The next part of the book questions the utility of linking gene-tracing with ancestry. This had a lot of interesting mathematical and scientific points that were new to me. For example, Rutherford points out that, mathematically, it’s impossible for you to go back more than a handful of generations before you encounter overlap in your family tree. As a result, for any given population, we can trace backwards to a most-recent common ancestor—in the case of the entire world, it’s 3400 years. That means that claims like “all of my ancestors come from this one place in Scotland” are spurious—if true, you would be very, very inbred, because there just aren’t enough unique individuals within that population to create an unbroken lineage as far back as you care to trace it. Indeed, Rutherford’s overall thesis throughout the book is that global migration of human populations, and the resulting admixture of genes, makes it impossible to establish any concrete definition of race on a genetic level.

The final part of the book is devoted to challenging claims that we can easily connect genes to certain types of superiority, be this intellectual or physical. Are West Africans genetically predisposed to being the best at sprinting 100 m? Rutherford points out that there’s precious little evidence for such a belief. Not only does he outline the problem of using elite Olympic athletes (small sample size) for such research, but he points to the numerous environmental factors at play, not to mention the overriding confirmation bias (the idea that certain types of people are better at a sport means we invest more in finding and training those types of people, so of course more of them go on to excel in that sport). Similarly, while Rutherford provides an interesting defence of IQ tests as general indicators of large populations, he challenges the idea that an individual’s IQ test is a meaningful metric for evaluating them; moreover, he points out that the link between genetics and intelligence is still not well-understood.

All of this is well and good, and I enjoyed spending about 2 hours hanging out with Rutherford and listening to him refresh me on what I learned in Grade 12 biology and then stretch my understanding further still.

And yet.

As I mentioned at the beginning of this review, this book doesn’t fundamentally deliver on the promise implicit in its title. I suppose the idea is that, armed with these scientific facts, you’re supposed to bravely go forth and use them next time someone in your company spouts a racist line of reasoning. I guess? Except that it’s fairly well established that facts don’t change people’s minds. I can easily anticipate a racist with whom I’m arguing falling back on one of the numerous conspiracy theories Rutherford himself acknowledges in this book: scientists know that race exists, but they just refuse to admit it because it’s politically incorrect; the Jews are controlling the scientific establishment; look at this one article by a discredited and very racist scientist that repeats all the garbage I just spent fifteen minutes debunking … and so on.
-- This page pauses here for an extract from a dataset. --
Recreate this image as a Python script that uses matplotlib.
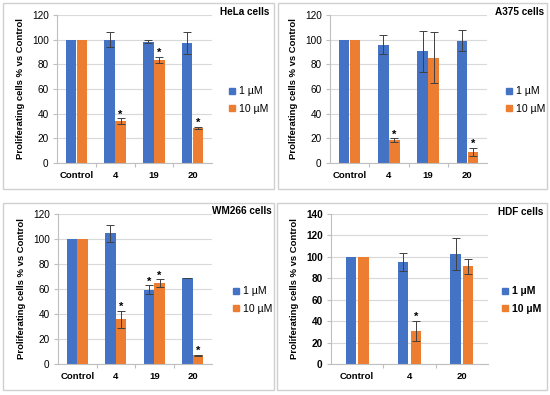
import numpy as np
import matplotlib
matplotlib.use("Agg")
import matplotlib.pyplot as plt
from matplotlib.patches import Rectangle
from matplotlib.lines import Line2D

plt.rcParams["font.family"] = ["Liberation Sans", "DejaVu Sans"]

# ── data ─────────────────────────────────────────────────────────────────────
hela_cats = ["Control", "4", "19", "20"]
hela_1 = [100, 100, 98.5, 97]
hela_1_err = [0, 6.3, 1, 9]
hela_10 = [100, 34, 83.5, 28.5]
hela_10_err = [0, 2.2, 2.8, 1]
hela_star_1 = [False, False, False, False]
hela_star_10 = [False, True, True, True]

a375_cats = ["Control", "4", "19", "20"]
a375_1 = [100, 96, 90.5, 99]
a375_1_err = [0, 7.5, 16.5, 8.5]
a375_10 = [100, 18.5, 85.5, 9]
a375_10_err = [0, 1.5, 20.5, 3.5]
a375_star_1 = [False, False, False, False]
a375_star_10 = [False, True, False, True]

wm_cats = ["Control", "4", "19", "20"]
wm_1 = [100, 104.5, 59.5, 68.8]
wm_1_err = [0, 6.7, 3.5, 0.3]
wm_10 = [100, 35.8, 64.8, 7]
wm_10_err = [0, 7, 3, 0.5]
wm_star_1 = [False, False, True, False]
wm_star_10 = [False, True, True, True]

hdf_cats = ["Control", "4", "20"]
hdf_1 = [100, 95.3, 103]
hdf_1_err = [0, 8.4, 15]
hdf_10 = [100, 31, 91.3]
hdf_10_err = [0, 9.6, 7]
hdf_star_1 = [False, False, False]
hdf_star_10 = [False, True, False]

BLUE = "#4472C4"
ORANGE = "#ED7D31"
W, H = 550, 395

fig = plt.figure(figsize=(5.5, 3.95), dpi=100)


def px_box(x0, y0, x1, y1):
    """pixel box (top-left origin) -> figure fraction rect"""
    return [x0 / W, 1 - y1 / H, (x1 - x0) / W, (y1 - y0) / H]


def panel(frame, axbox, cats, v1, e1, v10, e10, s1, s10, ymax, title, title_xy,
          leg_x, leg_y, width, off, bold=False):
    # light grey frame around each panel
    fig.patches.append(Rectangle((frame[0], frame[1]), frame[2], frame[3],
                                 transform=fig.transFigure, fill=False,
                                 edgecolor="#d0d0d0", lw=1))
    ax = fig.add_axes(px_box(*axbox))
    x = np.arange(len(cats))
    for vals, errs, stars, col, dx in [(v1, e1, s1, BLUE, -off), (v10, e10, s10, ORANGE, off)]:
        ax.bar(x + dx, vals, width, color=col, zorder=2)
        errs = np.array(errs)
        m = errs > 0
        ax.errorbar((x + dx)[m], np.array(vals)[m], yerr=errs[m], fmt="none",
                    ecolor="#404040", elinewidth=0.7, capsize=2.8, capthick=0.7, zorder=3)
        for xi, v, e, s in zip(x + dx, vals, errs, stars):
            if s:
                ax.annotate("*", (xi, v + e), xytext=(0, -1), textcoords="offset points",
                            ha="center", va="bottom", fontsize=8, fontweight="bold")
    ax.set_xlim(-0.5, len(cats) - 0.5)
    ax.set_ylim(0, ymax)
    ax.set_yticks(np.arange(0, ymax + 1, 20))
    ax.set_xticks(x)
    ax.set_xticklabels(cats, fontweight="bold", fontsize=6.8)
    ax.set_xticks(np.arange(0.5, len(cats) - 0.5, 1), minor=True)
    ax.tick_params(axis="x", which="major", length=0, pad=6)
    ax.tick_params(axis="x", which="minor", length=3, color="#bfbfbf", width=0.8)
    ax.tick_params(axis="y", length=3, color="#bfbfbf", width=0.8, labelsize=7.2, pad=3)
    if bold:
        for t in ax.get_yticklabels():
            t.set_fontweight("bold")
    ax.grid(axis="y", color="#d9d9d9", lw=0.8, zorder=0)
    ax.set_axisbelow(True)
    for sp in ["top", "right"]:
        ax.spines[sp].set_visible(False)
    for sp in ["left", "bottom"]:
        ax.spines[sp].set_color("#bfbfbf")
        ax.spines[sp].set_linewidth(0.8)
    ax.set_ylabel("Proliferating cells % vs Control", fontweight="bold", fontsize=6.8, labelpad=5)
    fig.text(title_xy[0] / W, 1 - title_xy[1] / H, title, ha="right", va="center",
             fontsize=7.2, fontweight="bold")
    handles = [Line2D([], [], ls="", marker="s", ms=4.5, color=BLUE),
               Line2D([], [], ls="", marker="s", ms=4.5, color=ORANGE)]
    fig.legend(handles, ["1 µM", "10 µM"], loc="upper left",
               bbox_to_anchor=(leg_x / W, 1 - leg_y / H), frameon=False,
               handlelength=0.5, handletextpad=0.4, labelspacing=0.7, borderpad=0,
               prop={"size": 7.6, "weight": "bold" if bold else "normal"})
    return ax


panel(px_box(3, 3, 274, 189), (57, 15, 212, 163), hela_cats, hela_1, hela_1_err,
      hela_10, hela_10_err, hela_star_1, hela_star_10, 120, "HeLa cells", (269, 12),
      224, 81, 0.27, 0.14)
panel(px_box(278, 3, 547, 189), (330, 15, 487, 163), a375_cats, a375_1, a375_1_err,
      a375_10, a375_10_err, a375_star_1, a375_star_10, 120, "A375 cells", (544, 12),
      501, 81, 0.27, 0.14)
panel(px_box(3, 203, 274, 390), (58, 214, 212, 364), wm_cats, wm_1, wm_1_err,
      wm_10, wm_10_err, wm_star_1, wm_star_10, 120, "WM266 cells", (272, 211),
      228, 281, 0.27, 0.14)
panel(px_box(277, 203, 547, 390), (331, 214, 488, 364), hdf_cats, hdf_1, hdf_1_err,
      hdf_10, hdf_10_err, hdf_star_1, hdf_star_10, 140, "HDF cells", (543, 212),
      497, 281, 0.2, 0.12, bold=True)

fig.savefig("out.png", dpi=100)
I don’t think we’ll win debates with racists with facts. Truth be told, I‘m not interested in debating racists at all. I’d rather deplatform them.

That being said, if you are interested in being anti-racist and having a better understanding of why scientific ideas of biological race are bunk, you couldn’t do much better than read this book. You’ll come away with an accurate, up-to-date-as-best-we-know-right-now understanding of how our genes actually influence our development. I’m going to follow this up with Superior by Angela Saini as soon as possible for a look at the socio-historical side of this as well.

So, I highly recommend this book, but maybe not for the reasons implied in its title. Educate yourself; try to educate the racists if you feel like it but don’t hold your breath that logic is going to win the day here.